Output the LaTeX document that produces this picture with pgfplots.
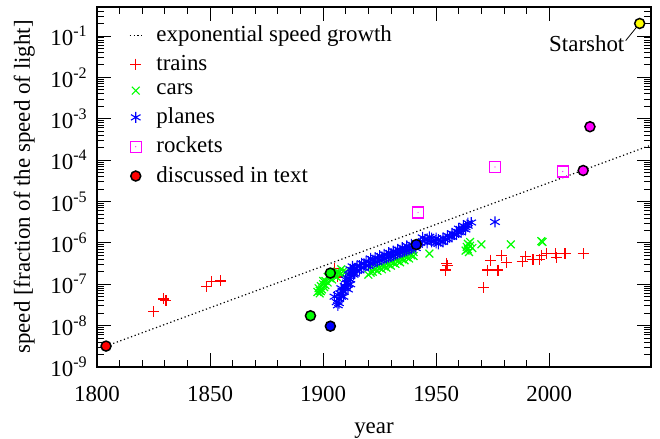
\documentclass[border=0pt]{standalone}
\usepackage{fontspec}
\setmainfont{Liberation Serif}
\usepackage{pgfplots}
\pgfplotsset{compat=1.18}

\definecolor{gpred}{rgb}{1,0,0}
\definecolor{gpgreen}{rgb}{0,1,0}
\definecolor{gpblue}{rgb}{0,0,1}
\definecolor{gpmagenta}{rgb}{1,0,1}
\definecolor{gpyellow}{rgb}{1,1,0}

% square with a small dot in its centre, as gnuplot draws it
\pgfdeclareplotmark{sqdot}{%
  \pgfpathrectangle{\pgfqpoint{-\pgfplotmarksize}{-\pgfplotmarksize}}{\pgfqpoint{2\pgfplotmarksize}{2\pgfplotmarksize}}%
  \pgfusepathqstroke
  \pgfpathcircle{\pgfpointorigin}{0.6bp}%
  \pgfusepathqfill}

\pgfplotsset{
  marklegend/.style={legend image code/.code={%
      \path (0bp,0bp) (24bp,0bp);
      \draw[##1] plot coordinates {(6bp,0bp)};}},
  linelegend/.style={legend image code/.code={%
      \path (0bp,0bp) (24bp,0bp);
      \draw[##1] (0bp,0bp) -- (12bp,0bp);}},
}

\begin{document}
\fontsize{23}{27}\selectfont
\begin{tikzpicture}
\begin{axis}[
    name=ax,
    scale only axis,
    width=554bp, height=360bp,
    xmin=1800, xmax=2045,
    ymode=log, ymin=1e-9, ymax=0.5,
    xtick={1800,1850,1900,1950,2000},
    minor x tick num=4,
    ytick={1e-9,1e-8,1e-7,1e-6,1e-5,1e-4,1e-3,1e-2,1e-1},
    yticklabels={10\textsuperscript{-9},10\textsuperscript{-8},10\textsuperscript{-7},10\textsuperscript{-6},10\textsuperscript{-5},10\textsuperscript{-4},10\textsuperscript{-3},10\textsuperscript{-2},10\textsuperscript{-1}},
    minor ytick={2e-9,3e-9,4e-9,5e-9,6e-9,7e-9,8e-9,9e-9,
                 2e-8,3e-8,4e-8,5e-8,6e-8,7e-8,8e-8,9e-8,
                 2e-7,3e-7,4e-7,5e-7,6e-7,7e-7,8e-7,9e-7,
                 2e-6,3e-6,4e-6,5e-6,6e-6,7e-6,8e-6,9e-6,
                 2e-5,3e-5,4e-5,5e-5,6e-5,7e-5,8e-5,9e-5,
                 2e-4,3e-4,4e-4,5e-4,6e-4,7e-4,8e-4,9e-4,
                 2e-3,3e-3,4e-3,5e-3,6e-3,7e-3,8e-3,9e-3,
                 2e-2,3e-2,4e-2,5e-2,6e-2,7e-2,8e-2,9e-2,
                 2e-1,3e-1,4e-1},
    major tick length=14bp, minor tick length=7bp,
    tick style={black, line width=0.8bp},
    axis line style={line width=1.3bp},
    /pgf/number format/1000 sep={},
    /pgf/number format/assume math mode=true,
    xticklabel style={yshift=-11bp},
    yticklabel style={xshift=-2bp},
    xlabel={year},
    xlabel style={yshift=-6bp},
    ylabel={speed [fraction of the speed of light]},
    legend style={draw=none, fill=none, at={(0.052,0.96)}, anchor=north west,
                  row sep=6bp, font=\fontsize{23}{27}\selectfont},
    legend cell align=left,
  ]

% exponential speed growth (straight line on the log axis)
\addplot[black, line width=1.2bp, dash pattern=on 1.2bp off 2.6bp, linelegend]
  coordinates {(1804,3.2e-9) (2045,2.3e-4)};
\addlegendentry{exponential speed growth}

% trains
\addplot[only marks, color=gpred, mark=+, mark size=5.5bp, line width=1.2bp,
  mark options={draw=gpred, solid}, marklegend] coordinates {
(1825,2.15e-8) (1829.5,4.4e-8) (1830.5,4.1e-8) (1848.5,8.8e-8) (1850.5,1.17e-7)
(1854.5,1.2e-7) (1905,2.4e-7) (1906.5,1.5e-7) (1954,2.2e-7) (1954.5,3.2e-7)
(1955,2.9e-7) (1971,8.2e-8) (1972.8,2.2e-7) (1974,3.8e-7) (1977.3,2.2e-7)
(1978.8,5e-7) (1981,3.4e-7) (1988,3.6e-7) (1989.5,4.6e-7) (1992.8,3.9e-7)
(1995.7,3.9e-7) (1996.5,5e-7) (1998.7,5.5e-7) (2002.7,5.5e-7) (2003.1,4.4e-7)
(2007,5.5e-7) (2015,5.5e-7)
};
\addlegendentry{trains}

% cars
\addplot[only marks, color=gpgreen, mark=x, mark size=5.5bp, line width=1.2bp,
  mark options={draw=gpgreen, solid}, marklegend] coordinates {
(1897.5,6.5e-8) (1898,8e-8) (1898.5,6e-8) (1898.5,7e-8) (1899,9e-8) (1899,6.8e-8)
(1899.5,7.5e-8) (1900,1.0e-7) (1900,1.2e-7) (1900.5,8.5e-8) (1901,1.2e-7)
(1901,9.5e-8) (1902,1.1e-7) (1902,1.5e-7) (1903,1.4e-7) (1904,1.3e-7)
(1904,1.7e-7) (1905,1.6e-7) (1906,1.5e-7) (1906,2.0e-7) (1907,1.9e-7)
(1908,1.8e-7) (1908,2.3e-7) (1909,2.1e-7) (1910,2.0e-7) (1920,1.7e-7)
(1921,1.9e-7) (1922,2.0e-7) (1922,2.4e-7) (1923,2.3e-7) (1924,2.1e-7)
(1924,2.6e-7) (1925,2.5e-7) (1926,2.3e-7) (1926,2.9e-7) (1927,2.7e-7)
(1928,2.5e-7) (1928,3.2e-7) (1929,3.0e-7) (1930,2.8e-7) (1930,3.5e-7)
(1931,3.3e-7) (1932,3.1e-7) (1932,4.0e-7) (1933,3.6e-7) (1934,3.4e-7)
(1934,4.4e-7) (1935,4.0e-7) (1936,3.8e-7) (1936,4.9e-7) (1937,4.5e-7)
(1938,4.2e-7) (1938,5.5e-7) (1939,5.0e-7) (1940,4.8e-7) (1940,6.0e-7)
(1947,5.5e-7) (1963,6.5e-7) (1963.5,8e-7) (1964,7e-7) (1964,9.5e-7)
(1964.5,6e-7) (1965,8.5e-7) (1965,1.05e-6) (1966,7.5e-7) (1970,9.2e-7)
(1983,9.2e-7) (1996.5,1.1e-6) (1997,1.05e-6)
};
\addlegendentry{cars}

% planes
\addplot[only marks, color=gpblue, mark=asterisk, mark size=5.5bp, line width=1.1bp,
  mark options={draw=gpblue, solid}, marklegend] coordinates {
(1905,5e-8) (1906,3.7e-8) (1906.5,3.1e-8) (1906.5,5.5e-8) (1907,4.5e-8)
(1907,3.5e-8) (1907.5,6e-8) (1908,5e-8) (1908,8e-8) (1908.5,7e-8)
(1909,6.5e-8) (1909,5e-8) (1909.5,9e-8) (1910,8e-8) (1910,1.3e-7)
(1910.5,1.1e-7) (1911,1.0e-7) (1911,7.5e-8) (1911,1.4e-7) (1911.5,1.7e-7)
(1912,1.3e-7) (1912,1.0e-7) (1912,2.3e-7) (1912.5,1.9e-7) (1913,2.2e-7)
(1913,2.7e-7) (1913.5,1.7e-7) (1914,2.4e-7) (1914,1.8e-7) (1915,2.1e-7)
(1915,2.7e-7) (1916,2.8e-7) (1916,2.2e-7) (1917,2.5e-7) (1917,3.2e-7)
(1918,3.1e-7) (1918,2.5e-7) (1919,2.8e-7) (1919,3.5e-7) (1920,3.5e-7)
(1920,2.8e-7) (1921,3.1e-7) (1921,4.2e-7) (1922,3.8e-7) (1922,3.2e-7)
(1923,3.4e-7) (1923,4.4e-7) (1924,4.2e-7) (1924,3.5e-7) (1925,3.8e-7)
(1925,4.9e-7) (1926,4.6e-7) (1926,3.9e-7) (1927,4.1e-7) (1927,5.3e-7)
(1928,5.0e-7) (1928,4.3e-7) (1929,4.5e-7) (1929,5.8e-7) (1930,5.5e-7)
(1930,4.7e-7) (1931,4.9e-7) (1931,6.3e-7) (1932,6.0e-7) (1932,5.2e-7)
(1933,5.4e-7) (1933,7.0e-7) (1934,6.6e-7) (1934,5.7e-7) (1935,6.0e-7)
(1935,7.7e-7) (1936,7.0e-7) (1936,6.2e-7) (1937,6.5e-7) (1937,8.5e-7)
(1938,7.8e-7) (1938,6.8e-7) (1939,7.2e-7) (1939,9.2e-7) (1940,8.5e-7)
(1941,7.5e-7) (1942,9e-7) (1943,1.0e-6) (1944,1.1e-6) (1944,1.35e-6)
(1945,1.2e-6) (1946,1.0e-6) (1946,1.25e-6) (1947,1.4e-6) (1948,1.05e-6)
(1948,1.3e-6) (1949,1.1e-6) (1950,1.0e-6) (1950,1.3e-6) (1951,1.2e-6)
(1951,9.5e-7) (1952,1.1e-6) (1953,1.3e-6) (1953,1.05e-6) (1954,1.2e-6)
(1955,1.5e-6) (1955,1.25e-6) (1956,1.4e-6) (1957,1.7e-6) (1957,1.4e-6)
(1958,1.6e-6) (1959,1.9e-6) (1959,1.6e-6) (1960,1.8e-6) (1960,2.2e-6)
(1961,2.1e-6) (1961,1.8e-6) (1962,2.2e-6) (1962,2.6e-6) (1963,2.4e-6)
(1963,2.1e-6) (1964,2.6e-6) (1964,3.0e-6) (1965.5,3.1e-6) (1976,3.2e-6)
};
\addlegendentry{planes}

% rockets
\addplot[only marks, color=gpmagenta, mark=sqdot, mark size=5.5bp, line width=1.1bp,
  mark options={draw=gpmagenta, fill=gpmagenta, solid}, marklegend] coordinates {
(1942,5.4e-6) (1976,6.8e-5) (2006,5.3e-5)
};
\addlegendentry{rockets}

% discussed in text
\addplot[only marks, mark=*, mark size=5bp, draw=black, fill=gpred, line width=1.5bp, marklegend] coordinates {(1804,3.2e-9)};
\addlegendentry{discussed in text}
\addplot[forget plot, only marks, mark=*, mark size=5bp, draw=black, fill=gpgreen, line width=1.5bp] coordinates {(1894.4,1.73e-8) (1903.2,1.86e-7)};
\addplot[forget plot, only marks, mark=*, mark size=5bp, draw=black, fill=gpblue, line width=1.5bp] coordinates {(1903.2,9.7e-9) (1941.2,9.1e-7)};
\addplot[forget plot, only marks, mark=*, mark size=5bp, draw=black, fill=gpmagenta, line width=1.5bp] coordinates {(2015,5.6e-5) (2018,6.4e-4)};
\addplot[forget plot, only marks, mark=*, mark size=5bp, draw=black, fill=gpyellow, line width=1.5bp] coordinates {(2040,0.2)};

\node[anchor=east, inner sep=0pt] at (axis cs:2033.3,0.065) {Starshot};
\draw[black, line width=0.8bp] (axis cs:2033.8,0.077) -- (axis cs:2038.3,0.155);
\end{axis}
\pgfresetboundingbox
\path[use as bounding box] ([shift={(-97bp,-72bp)}]ax.south west) rectangle ([shift={(9bp,7bp)}]ax.north east);
\end{tikzpicture}
\end{document}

§ Work to complete: Return every line containing "with".

§ Answer to the task:
Output the LaTeX document that produces this picture with pgfplots.
% square with a small dot in its centre, as gnuplot draws it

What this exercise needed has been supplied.